Two research lines define this program.
Context-Based Discrimination in Institutional Settings
Racialized disparities in institutional outcomes are well documented. Students from stigmatized groups are disciplined more frequently and more severely than their peers, even for comparable behavior. My research asks how this happens, and specifically, how features of the social environment contribute to this process.
Prior research has mostly treated school discipline as a dyadic event between a teacher and a student. Teachers, however, do not only interact with individual students. They act in classrooms with particular compositions, embedded in schools, nested in neighborhoods.

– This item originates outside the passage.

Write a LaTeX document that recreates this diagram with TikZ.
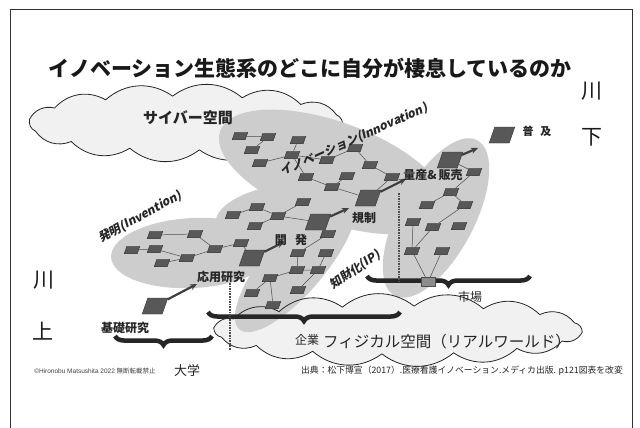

My work develops and tests a model of how these contextual features shape teachers' perceptions and disciplinary responses, contributing to disparities that may emerge between school settings rather than only within them.
This program is supported by a DFG Emmy Noether grant and builds on earlier DFG-funded work. Preliminary work with pre-service and in-service teachers suggest that racialized classroom composition influences disciplinary decisions and perceptions of student behavior, even when the behavior itself is held constant across conditions.
Social Perception of Places and Neighborhoods
People perceive places as socially meaningful. Neighborhoods and urban spaces are stereotyped in ways tied to the groups associated with them, and these space-focused stereotypes may shape evaluations and institutional decisions.
This line of work examines the structure and content of space-focused stereotypes, particularly those tied to immigrant neighborhoods, and their consequences for judgment. One study collected data from 648 patrol officers in Hamburg, showing that officers' descriptions of their patrol areas were more negative in districts with higher shares of residents with a migration background — a pattern consistent with experimental findings from civilian samples. Related work examines how place-focused stereotypes figure in professional decision-making in social work services.
Methods and Open Science
Across both lines, I combine experimental methods with field studies and secondary data analysis. Experiments identify causal effects of contextual features. Field studies and large-scale datasets aim to establish generalizability and connect psychological processes to real-world patterns of inequality.
I share materials, data, and preregistrations where possible via the Open Science Framework.